Build it at 30th Street - they’ll come

When Doug Glanville (EAS’92) and I wrote our essay proposing that the Phillies build their new stadium in the 30th Street Station vicinity, we hoped that it would open up the debate over the new stadium and give better information to many people who do not understand the issues surrounding its location.

Many people think that if you just put the stadium anywhere, it will work. That’s not true. It’s also not true that if the problems with the Broad and Spring Garden site mean the stadium should not be built there, then we will lose a downtown stadium completely. There are other locations -- in fact, there are better locations -- for a stadium that should be given more attention.

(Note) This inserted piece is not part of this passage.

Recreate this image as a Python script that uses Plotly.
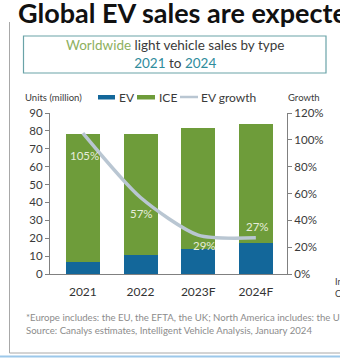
import plotly.graph_objects as go

# Worldwide light vehicle sales (million units) and EV growth rate
years = ["2021", "2022", "2023F", "2024F"]
ev_sales = [6.5, 10.6, 14.0, 17.3]
ice_sales = [71.5, 67.7, 67.4, 66.5]
ev_growth = [105, 57, 29, 27]
growth_labels = ["105%", "57%", "29%", "27%"]
label_shift = [(2, -22), (1, -16), (6, -10), (2, 11)]

EV_BLUE = "#13679a"
ICE_GREEN = "#6e9c3a"
LINE_GREY = "#b9c6d2"
TEXT = "#3a3a3a"

W, H = 340, 362
L, R, T, B = 50, 53, 113, 88
PW, PH = W - L - R, H - T - B


def px(x):
    return (x - L) / PW


def py(y):
    return (H - B - y) / PH


fig = go.Figure()
fig.add_bar(x=years, y=ev_sales, name="EV", marker_color=EV_BLUE,
            marker_line_width=0, width=0.59)
fig.add_bar(x=years, y=ice_sales, name="ICE", marker_color=ICE_GREEN,
            marker_line_width=0, width=0.59)
fig.add_scatter(x=years, y=ev_growth, name="EV growth", yaxis="y2",
                mode="lines", line=dict(color=LINE_GREY, width=3.5,
                                        shape="spline", smoothing=0.7))

annotations = []
for i, (g, lab, (dx, dy)) in enumerate(zip(ev_growth, growth_labels, label_shift)):
    annotations.append(dict(x=i, y=g, xref="x", yref="y2", text=lab,
                            showarrow=False, xshift=dx, yshift=dy,
                            font=dict(size=11.5, color="#e6eddc", family="Lato")))


def note(x, y, text, size, color=TEXT, anchor="left"):
    return dict(x=px(x), y=py(y), xref="paper", yref="paper", xanchor=anchor,
                yanchor="middle", showarrow=False, text=text, align="center",
                font=dict(size=size, color=color, family="Lato"))


# Title, boxed subtitle, legend row and footnotes
annotations += [
    note(16, 13, "<b>Global EV sales are expected to grow</b>", 27, "#111111"),
    note(175, 54,
         "<span style='color:#8db05e'>Worldwide</span> light vehicle sales by type<br>"
         "<span style='color:#2f8c9c'>2021</span> to "
         "<span style='color:#2f8c9c'>2024</span>", 13.5, "#3a3a3a", "center"),
    note(23, 98, "Units (million)", 9.5),
    note(117, 97, "EV", 12),
    note(157, 97, "ICE", 12),
    note(199, 97, "EV growth", 12),
    note(304, 98, "Growth", 9.5, TEXT, "center"),
    note(333, 281, "In", 9),
    note(333, 293, "C", 9),
    note(24, 317,
         "*Europe includes: the EU, the EFTA, the UK; North America includes: the US, Canada",
         9.6, "#8c8c8c"),
    note(24, 330,
         "Source: Canalys estimates, Intelligent Vehicle Analysis, January 2024",
         9.6, "#8c8c8c"),
]

shapes = [
    # outer frame
    dict(type="line", xref="paper", yref="paper", x0=px(9.5), x1=px(345),
         y0=py(353), y1=py(353), line=dict(color="#a8a8a8", width=1)),
    dict(type="line", xref="paper", yref="paper", x0=px(9.5), x1=px(9.5),
         y0=py(22), y1=py(353), line=dict(color="#a8a8a8", width=1)),
    dict(type="line", xref="paper", yref="paper", x0=px(0), x1=px(345),
         y0=py(356.5), y1=py(356.5), line=dict(color="#9cc8ea", width=2)),
    # subtitle box
    dict(type="rect", xref="paper", yref="paper", x0=px(23.5), x1=px(326),
         y0=py(36), y1=py(73), line=dict(color="#6aa3a8", width=1.2)),
    # legend keys
    dict(type="rect", xref="paper", yref="paper", x0=px(98), x1=px(115),
         y0=py(95), y1=py(99.5), fillcolor=EV_BLUE, line_width=0),
    dict(type="rect", xref="paper", yref="paper", x0=px(137), x1=px(155),
         y0=py(95), y1=py(99.5), fillcolor=ICE_GREEN, line_width=0),
    dict(type="line", xref="paper", yref="paper", x0=px(180), x1=px(198),
         y0=py(97), y1=py(97), line=dict(color=LINE_GREY, width=2.5)),
]

fig.update_layout(
    width=W, height=H, margin=dict(l=L, r=R, t=T, b=B),
    paper_bgcolor="white", plot_bgcolor="white",
    barmode="stack", showlegend=False,
    font=dict(family="Lato", color=TEXT),
    xaxis=dict(type="category", range=[-0.57, 3.54], showgrid=False,
               showline=True, linecolor="#808080", linewidth=1, ticks="",
               tickfont=dict(size=12, color="#333333"), ticklabelstandoff=7),
    yaxis=dict(range=[0, 90], dtick=10, showgrid=False, zeroline=False,
               showline=True, linecolor="#808080", linewidth=1,
               ticks="outside", ticklen=4, tickcolor="#808080",
               tickfont=dict(size=11.5, color=TEXT)),
    yaxis2=dict(range=[0, 120], dtick=20, overlaying="y", side="right",
                showgrid=False, zeroline=False, showline=True,
                linecolor="#808080", linewidth=1, ticks="outside", ticklen=4,
                tickcolor="#808080", ticksuffix="%",
                tickfont=dict(size=11.5, color=TEXT)),
    annotations=annotations, shapes=shapes,
)

fig.write_html("out.html")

Putting a stadium in the central city has a great potential and a great danger. The potential is that you can stimulate commercial development, raise property values and generate spinoff activities. But that can be done only if the stadium doesn’t have a physically negative impact on the area. And that impact depends mostly on the mode of travel people use to get there.

Access matters

The mode of access to a stadium is terribly important and can make the difference between a downtown stadium’s being a big success or becoming a problem that will destroy an area. The car is just not designed to bring tens of thousands of people together in one place, and that’s true even if the place is not in the heart of the city.

In Washington, Jack Kent Cooke Stadium was built in the suburbs, and it paralyzes the area on game days, because even in the suburbs, it’s very hard to handle 20,000 or 30,000 people who come by car to one place all at once.

Meanwhile, the MCI Arena in the same city was built on top of the intersection of two subway lines. The latest figures I received from arena officials are that usually more than half, and sometimes more than 60 percent, of the patrons arrive by Metro, and a good number of the remainder walk, take a bus or a taxi.

Who stops and shops

The MCI Arena people also tell you that these are the people who go around shopping or sightseeing before or after a game. Which is why we want the stadium downtown in the first place, and why it needs to be accessible mainly by mass transit. People who drive to a game tend to just drive in before the game and drive home afterwards. But people who walk from the train to the game can linger somewhere nearby afterwards and catch a later train. In other words, transit is more compatible with lingering downtown.

The 30th Street area is not only the most accessible place in the region, it’s probably the most accessible in the entire Northeast. And it’s that tremendous accessibility that makes it a potential site for offices or commercial development. I think there would be some synergy between such development and a new stadium.

When Doug examined the subject of a 30th Street ballpark for his undergraduate honors thesis, he looked at several sites, some north of Market, others south of it, even south of Walnut. But when the University came out against a 30th and Walnut location, our civic leaders and the Phillies simply gave up. They shouldn’t have. I’ve spoken with University officials, and they are not absolutely against any development in the 30th Street Station vicinity -- in fact, Penn would like to have a more lively 30th Street Station area.

Doug and I did not have a specific location in mind when we examined the idea, and we still think its feasibility should be analyzed more thoroughly. There are a number of possible sites in the area.

Vukan Vuchic is UPS Foundation Professor of Transportation in the School of Engineering and Applied Science. Vuchic and Glanville’s essay appeared in The Philadelphia Inquirer Aug. 27.